CRB W 579-80-14
IN THE HIGH COURT OF ZIMBABWE
BULAWAYO 17 & 24 SEPTEMBER 2015
TAKUVA J: The two accused persons were convicted of three counts of stock theft in contravention of section 114 (2) (a) (ii) of the Criminal Law (Codification and Reform) Act Chapter 9:23.
The facts in respect of count 1 are that on 16 November 2014 the two acting in common purpose proceeded to Madumabisa grazing area where they drove a herd of cattle including a brown bull belonging to the complainant to Themba Chauke’s homestead. Once at the homestead, they penned the cattle and slaughtered the complainant’s bull. After that, they sold the meat to Themba Chauke.
Subsequently, on 28 November 2014 the two, again employing the same modus operandi slaughtered a bull belonging to the complainant and sold the meat to Themba Chauke. Finally, on 3 December 2014 the two acting in common purpose drove complainant’s herd to Themba Chauke’s homestead where they slaughtered one cow belonging to the complainant and sold the meat to Themba Chauke. Both accused persons were arrested while looking for a buyer for the cow’s head.
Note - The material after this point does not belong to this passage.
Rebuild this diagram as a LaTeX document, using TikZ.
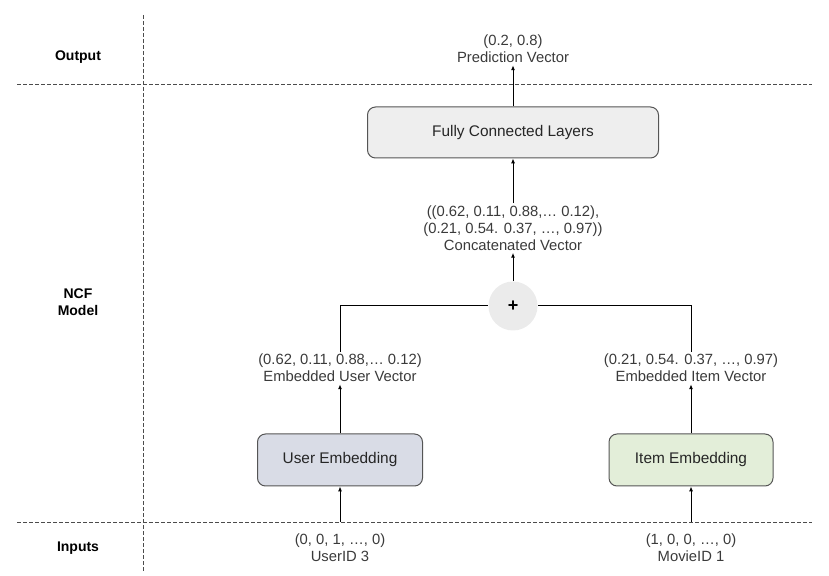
\documentclass[tikz,border=0pt]{standalone}
\usepackage{fontspec}
\setmainfont{Liberation Sans}
\usetikzlibrary{arrows.meta}
\definecolor{txtgray}{HTML}{3A3A3A}
\definecolor{boxgray}{HTML}{EEEEEE}
\definecolor{userfill}{HTML}{D9DCE6}
\definecolor{itemfill}{HTML}{E3EED9}
\definecolor{plusfill}{HTML}{EBEBEB}
\definecolor{edgegray}{HTML}{555555}
\tikzset{
  layerbox/.style={draw=edgegray, line width=0.5pt, rounded corners=4pt, inner sep=0pt, font=\fontsize{7.7}{9}\selectfont, text=black!85},
  vectxt/.style={align=center, font=\fontsize{7.4}{8.5}\selectfont, text=txtgray, inner sep=1pt},
  sidetxt/.style={align=center, font=\fontsize{7}{8.2}\selectfont\bfseries},
  guide/.style={dashed, dash pattern=on 2pt off 1pt, line width=0.4pt, black!70},
  flow/.style={line width=0.5pt, -{Latex[length=2.4pt,width=2pt]}},
}
\begin{document}
\begin{tikzpicture}[x=0.5pt, y=-0.5pt]
  \useasboundingbox (0,0) rectangle (829,576);

  % --- 区切り線 ---
  \draw[guide] (143,15) -- (143,572);
  \draw[guide] (17,84) -- (812,84);
  \draw[guide] (17,522) -- (812,522);

  % --- 左側の見出し ---
  \node[sidetxt] (lblout) at (78,57) {Output};
  \node[sidetxt] (lblncf) at (78,302) {NCF\\Model};
  \node[sidetxt] (lblin) at (78,548) {Inputs};

  % --- 出力 ---
  \node[vectxt] (pred) at (513,49) {(0.2, 0.8)\\Prediction Vector};
  \node[layerbox, fill=boxgray, minimum width=145.5pt, minimum height=25.5pt] (fcl) at (513,132.5) {Fully Connected Layers};
  \node[vectxt] (concat) at (513,228) {((0.62, 0.11, 0.88,\dots\ 0.12),\\(0.21, 0.54. 0.37, \dots, 0.97))\\Concatenated Vector};
  \node[circle, fill=plusfill, minimum size=24.5pt, inner sep=0pt, font=\fontsize{9}{9}\selectfont\bfseries] (plus) at (513,306) {+};

  % --- 埋め込みベクトル ---
  \node[vectxt] (uvec) at (340,368) {(0.62, 0.11, 0.88,\dots\ 0.12)\\Embedded User Vector};
  \node[vectxt] (ivec) at (691,368) {(0.21, 0.54. 0.37, \dots, 0.97)\\Embedded Item Vector};
  \node[layerbox, fill=userfill, minimum width=82.5pt, minimum height=26pt] (uemb) at (340,460) {User Embedding};
  \node[layerbox, fill=itemfill, minimum width=82pt, minimum height=26pt] (iemb) at (691,460) {Item Embedding};

  % --- 入力 ---
  \node[vectxt] (uid) at (340,548) {(0, 0, 1, \dots, 0)\\UserID 3};
  \node[vectxt] (mid) at (691,548) {(1, 0, 0, \dots, 0)\\MovieID 1};
  \coordinate (ubase) at (340,522);
  \coordinate (ibase) at (691,522);

  % --- 矢印 ---
  \draw[flow] (ubase) -- (uemb);
  \draw[flow] (ibase) -- (iemb);
  \draw[flow] (uemb) -- (uvec);
  \draw[flow] (iemb) -- (ivec);
  \draw[line width=0.5pt] (uvec.north) |- (plus.west);
  \draw[line width=0.5pt] (ivec.north) |- (plus.east);
  \draw[flow] (plus) -- (concat);
  \draw[flow] (concat) -- (fcl);
  \draw[flow] (fcl) -- (pred);
\end{tikzpicture}
\end{document}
The two pleaded guilty and were convicted on all three counts. The trial magistrate found no special circumstances and sentenced them as follows:
“All counts taken as one for sentence:
Each accused - 25 years imprisonment of which 5 years imprisonment is suspended for 5 years on condition each accused person is not convicted of any offence of which dishonesty is an element committed within that period for which he is sentenced to imprisonment without the option of a fine.”
I then raised a query in the following terms:
“Since the court found no special circumstances, the appropriate minimum sentence is nine (9) years per count, making a total of 27 years imprisonment. That being the case why were accused persons sentenced to 25 years imprisonment? In any case is it competent to suspend a portion of that sentence?”
The trial magistrate replied thus:
“The trial magistrate would like to apologise for such a gross mistake. The trial magistrate concedes with the honourable judge that the sentence of the two accused persons is improper, seeing that they were facing three counts of stock theft and stock theft has a mandatory sentence and the trial magistrate was supposed to sentence them to imprisonment for 27 years and not suspend any portion of the sentence.
This was an oversight on the part of the trial magistrate, such a mistake will not occur in future.”
There are basically two errors that have been conceded to by the trial court. Firstly, it is incompetent to pass a sentence that is lower than the minimum penalty prescribed by the legislature. Secondly, it is impermissible to suspend all or a portion of the mandatory minimum prison sentence. See s 358(2) as read with paragraph 3 of the Eighth Schedule of the Criminal Procedure and Evidence Act Chapter 9:07. The paragraph specifically prohibits any suspension of sentence relating to any offence in respect of which any enactment imposes a minimum sentence and any conspiracy, incitement or attempt to commit any such offence. See also S v Kudavaranda 1988 (2) ZLR 367 (HC) where it was held that under section 337(1)(b) as read with the Sixth Schedule of the Criminal Procedure and Evidence Act (Chapter 59) the trial court had no power to suspend any portion of the minimum sentence. Note that the relevant provisions are now contained in section 358 (2) of the Criminal Procedure and Evidence Act Chapter 9:07 as read with paragraph 3 of the Eighth Schedule thereof.
For these reasons the sentence imposed by the trial court being incompetent is hereby set aside. The matter is remitted to the court a quo to enable the magistrate to recall the accused persons and sentence them as directed. Prison officials are directed to deduct the period that the accused persons have already served prior to the alteration of their sentences.